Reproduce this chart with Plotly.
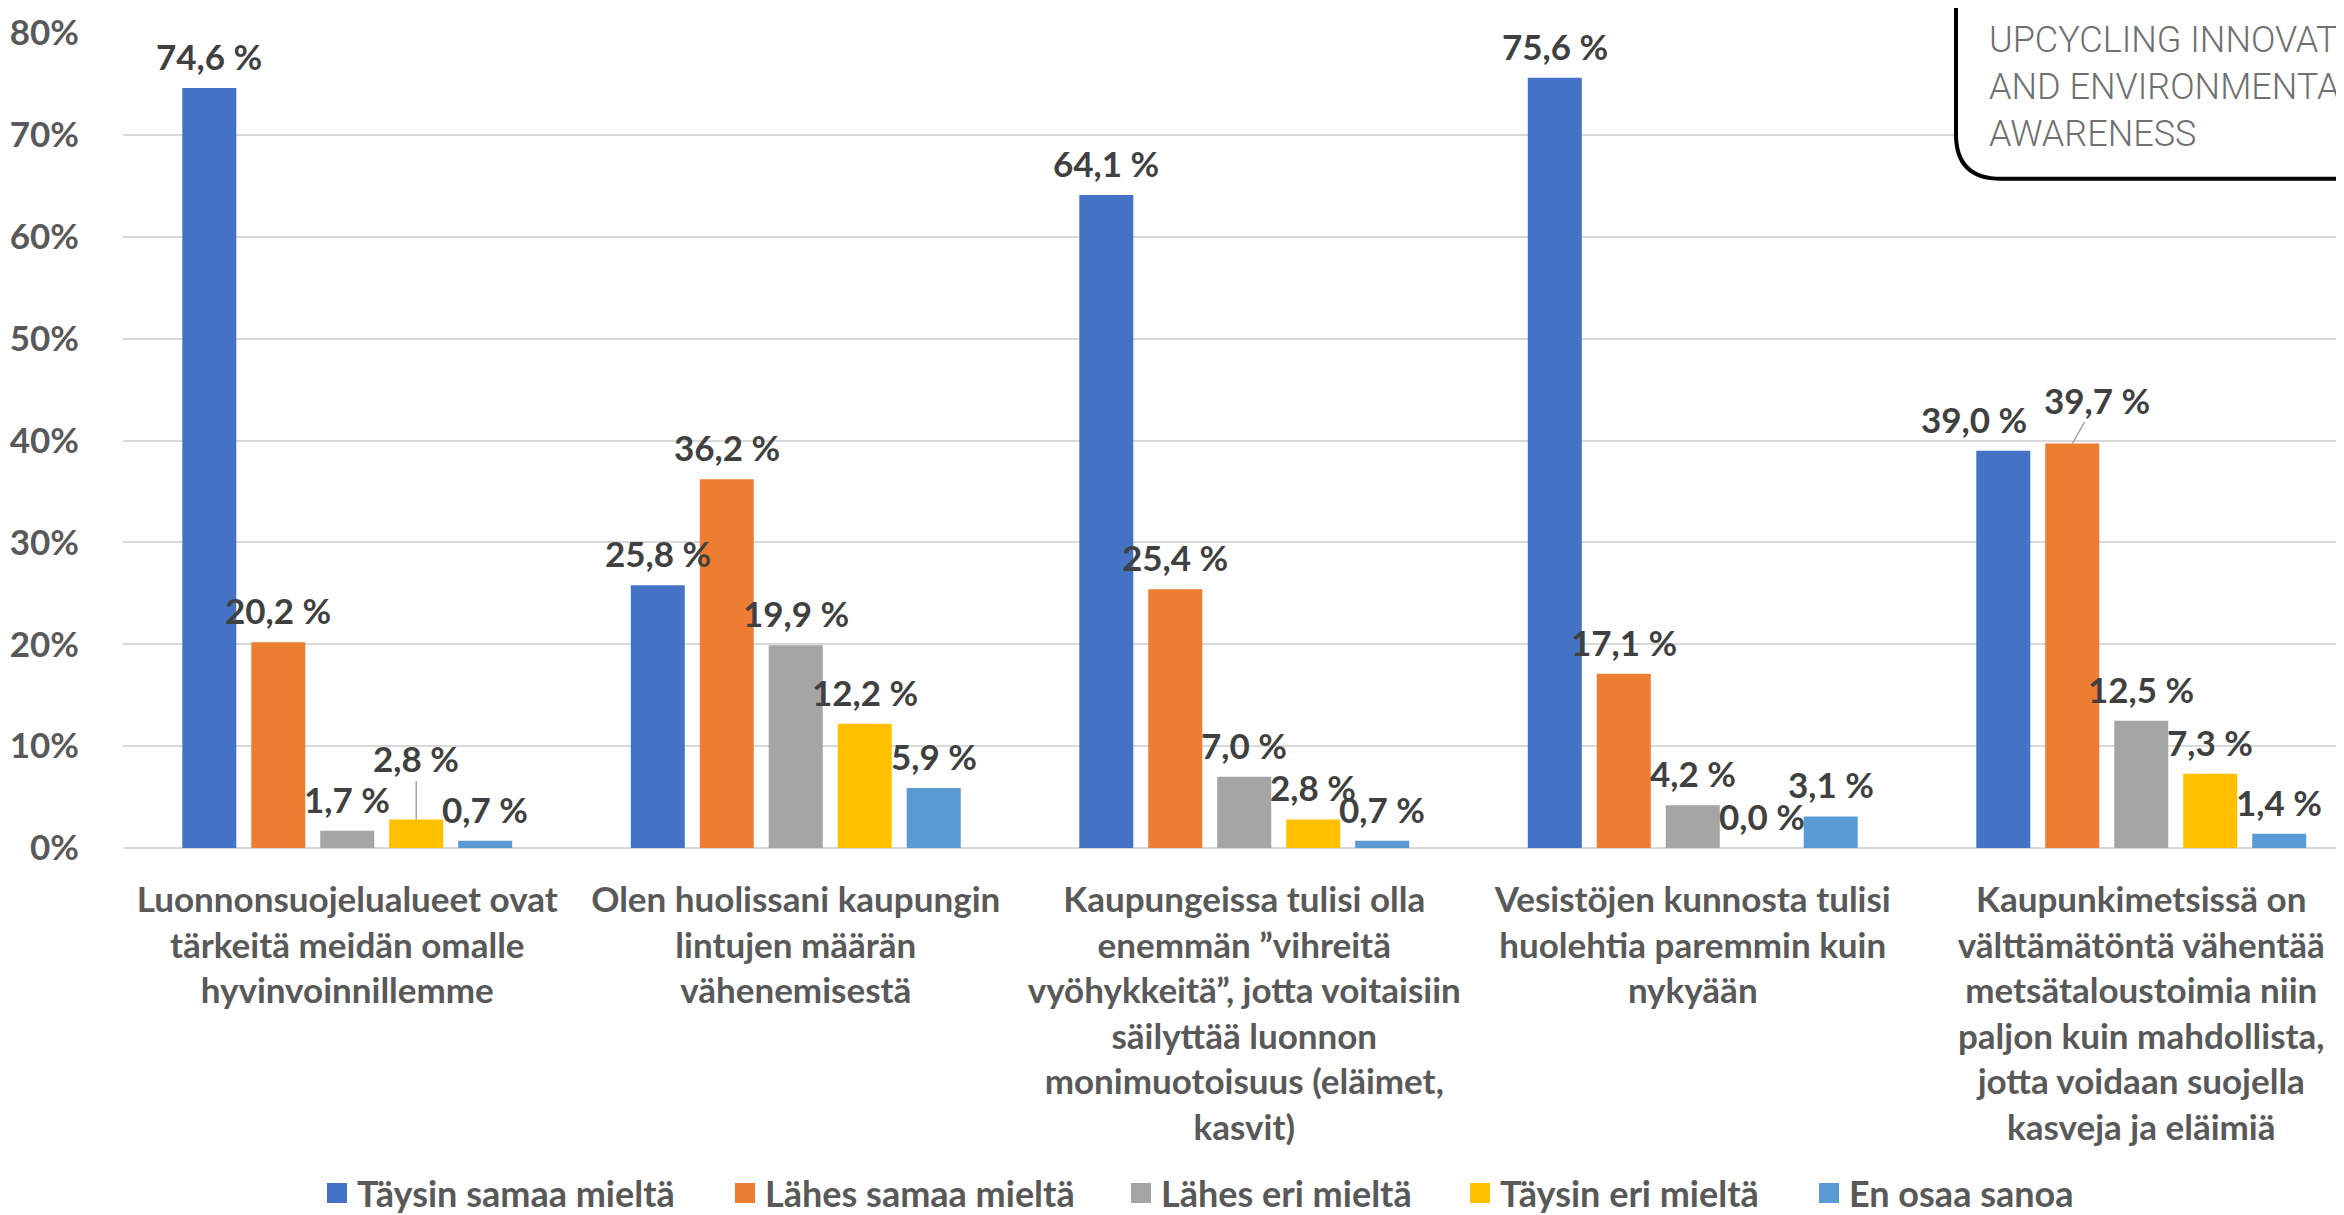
import plotly.graph_objects as go

# survey statements (x axis)
categories = [
    "Luonnonsuojelualueet ovat<br>tärkeitä meidän omalle<br>hyvinvoinnillemme",
    "Olen huolissani kaupungin<br>lintujen määrän<br>vähenemisestä",
    "Kaupungeissa tulisi olla<br>enemmän ”vihreitä<br>vyöhykkeitä”, jotta voitaisiin<br>säilyttää luonnon<br>monimuotoisuus (eläimet,<br>kasvit)",
    "Vesistöjen kunnosta tulisi<br>huolehtia paremmin kuin<br>nykyään",
    "Kaupunkimetsissä on<br>välttämätöntä vähentää<br>metsätaloustoimia niin<br>paljon kuin mahdollista,<br>jotta voidaan suojella<br>kasveja ja eläimiä",
]

series_names = ["Täysin samaa mieltä", "Lähes samaa mieltä", "Lähes eri mieltä",
                "Täysin eri mieltä", "En osaa sanoa"]

# answer shares, %
taysin_samaa = [74.6, 25.8, 64.1, 75.6, 39.0]
lahes_samaa = [20.2, 36.2, 25.4, 17.1, 39.7]
lahes_eri = [1.7, 19.9, 7.0, 4.2, 12.5]
taysin_eri = [2.8, 12.2, 2.8, 0.0, 7.3]
en_osaa = [0.7, 5.9, 0.7, 3.1, 1.4]

y_ticks = [0, 10, 20, 30, 40, 50, 60, 70, 80]
y_ticktext = [f"{v}%" for v in y_ticks]

series = [taysin_samaa, lahes_samaa, lahes_eri, taysin_eri, en_osaa]
colors = ["#4472C4", "#ED7D31", "#A5A5A5", "#FFC000", "#5B9BD5"]

# page geometry (px)
W, H = 2344, 1215
left, top, bottom = 115, 25, 362
plot_w = W - left
plot_h = H - top - bottom
cat_px = 448.5
bargap = 0.231
groupgap = 0.217
legend_px = [329, 737, 1133, 1472, 1821]   # where each legend swatch starts

FONT = "Lato, 'Open Sans', sans-serif"


def px_x(p):
    return (p - left) / plot_w


def px_y(p):
    return (H - bottom - p) / plot_h


xs = list(range(len(categories)))

fig = go.Figure()
for name, vals, col in zip(series_names, series, colors):
    fig.add_trace(go.Bar(x=xs, y=vals, name=name, marker_color=col,
                         marker_line_width=0, hoverinfo="skip",
                         showlegend=False))

# legend: one small legend per entry so the spacing follows the original
legends = {}
for i, (name, col) in enumerate(zip(series_names, colors)):
    key = "legend" if i == 0 else f"legend{i + 1}"
    fig.add_trace(go.Scatter(x=[None], y=[None], mode="markers", name=name,
                             legend=key,
                             marker=dict(symbol="square", size=16, color=col,
                                         line=dict(color=col, width=4)),
                             hoverinfo="skip"))
    legends[key] = dict(orientation="h", x=px_x(legend_px[i] - 20),
                        xanchor="left", y=px_y(1204), yanchor="middle",
                        font=dict(family=FONT, size=36, color="#595959",
                                  weight="bold"),
                        itemwidth=30, bgcolor="rgba(0,0,0,0)")

# data labels; a few were moved by hand in the original
moved = {
    (0, 3): dict(ax=0, ay=-61, showarrow=True),
    (4, 0): dict(xshift=-29),
    (4, 1): dict(ax=25, ay=-44, showarrow=True),
}
slot = (1 - bargap) / len(series)
annotations = []
for si, vals in enumerate(series):
    for ci, v in enumerate(vals):
        a = dict(x=ci + (si - 2) * slot, y=v, xref="x", yref="y",
                 text=f"{v:.1f} %".replace(".", ","),
                 font=dict(family=FONT, size=35, color="#404040", weight="bold"),
                 showarrow=False, yshift=32, yanchor="middle", xanchor="center")
        if (ci, si) in moved:
            m = moved[(ci, si)]
            if m.get("showarrow"):
                a.update(showarrow=True, ax=m["ax"], ay=m["ay"], yshift=0,
                         arrowhead=0, arrowwidth=1.5, arrowcolor="#A6A6A6",
                         standoff=0)
                a.pop("yanchor")
                a.pop("xanchor")
            else:
                a.update(m)
        annotations.append(a)

# logo box in the top right corner
annotations.append(dict(
    xref="paper", yref="paper", x=px_x(1979), y=px_y(80),
    xanchor="left", yanchor="middle", align="left", showarrow=False,
    text="UPCYCLING INNOVATION<br>AND ENVIRONMENTAL<br>AWARENESS",
    font=dict(family="Roboto, sans-serif", size=36, color="#707070", weight=300)))

x0, y1, r = 1948, 173, 45
logo_path = (f"M {px_x(x0)},{px_y(-30)} L {px_x(x0)},{px_y(y1 - r)} "
             f"Q {px_x(x0)},{px_y(y1)} {px_x(x0 + r)},{px_y(y1)} "
             f"L {px_x(W + 40)},{px_y(y1)} L {px_x(W + 40)},{px_y(-30)} Z")

fig.update_layout(
    width=W, height=H,
    margin=dict(l=left, r=0, t=top, b=bottom, pad=0),
    paper_bgcolor="white", plot_bgcolor="white",
    barmode="group", bargap=bargap, bargroupgap=groupgap,
    font=dict(family=FONT, size=35, color="#595959"),
    showlegend=True,
    annotations=annotations,
    shapes=[dict(type="path", xref="paper", yref="paper", path=logo_path,
                 fillcolor="white", line=dict(color="black", width=4),
                 layer="above")],
    **legends,
)

fig.update_xaxes(
    range=[-0.5, -0.5 + plot_w / cat_px],
    tickvals=xs, ticktext=categories, tickangle=0,
    tickfont=dict(family=FONT, size=35, color="#595959", weight="bold"),
    showgrid=False, zeroline=False, showline=False, ticks="",
    ticklabelstandoff=28, automargin=False,
)
fig.update_yaxes(
    range=[0, 80], tickvals=y_ticks, ticktext=y_ticktext,
    tickfont=dict(family=FONT, size=35, color="#595959", weight="bold"),
    showgrid=True, gridcolor="#D9D9D9", gridwidth=2,
    zeroline=True, zerolinecolor="#D9D9D9", zerolinewidth=2,
    showline=False, ticks="", ticklabelstandoff=43, automargin=False,
)

fig.write_html("out.html")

# Problem
From the material above, copy everything exactly but the pictures.

# Written solution
Reproduce this chart with Plotly.
import plotly.graph_objects as go

# survey statements (x axis)
categories = [
    "Luonnonsuojelualueet ovat<br>tärkeitä meidän omalle<br>hyvinvoinnillemme",
    "Olen huolissani kaupungin<br>lintujen määrän<br>vähenemisestä",
    "Kaupungeissa tulisi olla<br>enemmän ”vihreitä<br>vyöhykkeitä”, jotta voitaisiin<br>säilyttää luonnon<br>monimuotoisuus (eläimet,<br>kasvit)",
    "Vesistöjen kunnosta tulisi<br>huolehtia paremmin kuin<br>nykyään",
    "Kaupunkimetsissä on<br>välttämätöntä vähentää<br>metsätaloustoimia niin<br>paljon kuin mahdollista,<br>jotta voidaan suojella<br>kasveja ja eläimiä",
]

series_names = ["Täysin samaa mieltä", "Lähes samaa mieltä", "Lähes eri mieltä",
                "Täysin eri mieltä", "En osaa sanoa"]

# answer shares, %
taysin_samaa = [74.6, 25.8, 64.1, 75.6, 39.0]
lahes_samaa = [20.2, 36.2, 25.4, 17.1, 39.7]
lahes_eri = [1.7, 19.9, 7.0, 4.2, 12.5]
taysin_eri = [2.8, 12.2, 2.8, 0.0, 7.3]
en_osaa = [0.7, 5.9, 0.7, 3.1, 1.4]

y_ticks = [0, 10, 20, 30, 40, 50, 60, 70, 80]
y_ticktext = [f"{v}%" for v in y_ticks]

series = [taysin_samaa, lahes_samaa, lahes_eri, taysin_eri, en_osaa]
colors = ["#4472C4", "#ED7D31", "#A5A5A5", "#FFC000", "#5B9BD5"]

# page geometry (px)
W, H = 2344, 1215
left, top, bottom = 115, 25, 362
plot_w = W - left
plot_h = H - top - bottom
cat_px = 448.5
bargap = 0.231
groupgap = 0.217
legend_px = [329, 737, 1133, 1472, 1821]   # where each legend swatch starts

FONT = "Lato, 'Open Sans', sans-serif"


def px_x(p):
    return (p - left) / plot_w


def px_y(p):
    return (H - bottom - p) / plot_h


xs = list(range(len(categories)))

fig = go.Figure()
for name, vals, col in zip(series_names, series, colors):
    fig.add_trace(go.Bar(x=xs, y=vals, name=name, marker_color=col,
                         marker_line_width=0, hoverinfo="skip",
                         showlegend=False))

# legend: one small legend per entry so the spacing follows the original
legends = {}
for i, (name, col) in enumerate(zip(series_names, colors)):
    key = "legend" if i == 0 else f"legend{i + 1}"
    fig.add_trace(go.Scatter(x=[None], y=[None], mode="markers", name=name,
                             legend=key,
                             marker=dict(symbol="square", size=16, color=col,
                                         line=dict(color=col, width=4)),
                             hoverinfo="skip"))
    legends[key] = dict(orientation="h", x=px_x(legend_px[i] - 20),
                        xanchor="left", y=px_y(1204), yanchor="middle",
                        font=dict(family=FONT, size=36, color="#595959",
                                  weight="bold"),
                        itemwidth=30, bgcolor="rgba(0,0,0,0)")

# data labels; a few were moved by hand in the original
moved = {
    (0, 3): dict(ax=0, ay=-61, showarrow=True),
    (4, 0): dict(xshift=-29),
    (4, 1): dict(ax=25, ay=-44, showarrow=True),
}
slot = (1 - bargap) / len(series)
annotations = []
for si, vals in enumerate(series):
    for ci, v in enumerate(vals):
        a = dict(x=ci + (si - 2) * slot, y=v, xref="x", yref="y",
                 text=f"{v:.1f} %".replace(".", ","),
                 font=dict(family=FONT, size=35, color="#404040", weight="bold"),
                 showarrow=False, yshift=32, yanchor="middle", xanchor="center")
        if (ci, si) in moved:
            m = moved[(ci, si)]
            if m.get("showarrow"):
                a.update(showarrow=True, ax=m["ax"], ay=m["ay"], yshift=0,
                         arrowhead=0, arrowwidth=1.5, arrowcolor="#A6A6A6",
                         standoff=0)
                a.pop("yanchor")
                a.pop("xanchor")
            else:
                a.update(m)
        annotations.append(a)

# logo box in the top right corner
annotations.append(dict(
    xref="paper", yref="paper", x=px_x(1979), y=px_y(80),
    xanchor="left", yanchor="middle", align="left", showarrow=False,
    text="UPCYCLING INNOVATION<br>AND ENVIRONMENTAL<br>AWARENESS",
    font=dict(family="Roboto, sans-serif", size=36, color="#707070", weight=300)))

x0, y1, r = 1948, 173, 45
logo_path = (f"M {px_x(x0)},{px_y(-30)} L {px_x(x0)},{px_y(y1 - r)} "
             f"Q {px_x(x0)},{px_y(y1)} {px_x(x0 + r)},{px_y(y1)} "
             f"L {px_x(W + 40)},{px_y(y1)} L {px_x(W + 40)},{px_y(-30)} Z")

fig.update_layout(
    width=W, height=H,
    margin=dict(l=left, r=0, t=top, b=bottom, pad=0),
    paper_bgcolor="white", plot_bgcolor="white",
    barmode="group", bargap=bargap, bargroupgap=groupgap,
    font=dict(family=FONT, size=35, color="#595959"),
    showlegend=True,
    annotations=annotations,
    shapes=[dict(type="path", xref="paper", yref="paper", path=logo_path,
                 fillcolor="white", line=dict(color="black", width=4),
                 layer="above")],
    **legends,
)

fig.update_xaxes(
    range=[-0.5, -0.5 + plot_w / cat_px],
    tickvals=xs, ticktext=categories, tickangle=0,
    tickfont=dict(family=FONT, size=35, color="#595959", weight="bold"),
    showgrid=False, zeroline=False, showline=False, ticks="",
    ticklabelstandoff=28, automargin=False,
)
fig.update_yaxes(
    range=[0, 80], tickvals=y_ticks, ticktext=y_ticktext,
    tickfont=dict(family=FONT, size=35, color="#595959", weight="bold"),
    showgrid=True, gridcolor="#D9D9D9", gridwidth=2,
    zeroline=True, zerolinecolor="#D9D9D9", zerolinewidth=2,
    showline=False, ticks="", ticklabelstandoff=43, automargin=False,
)

fig.write_html("out.html")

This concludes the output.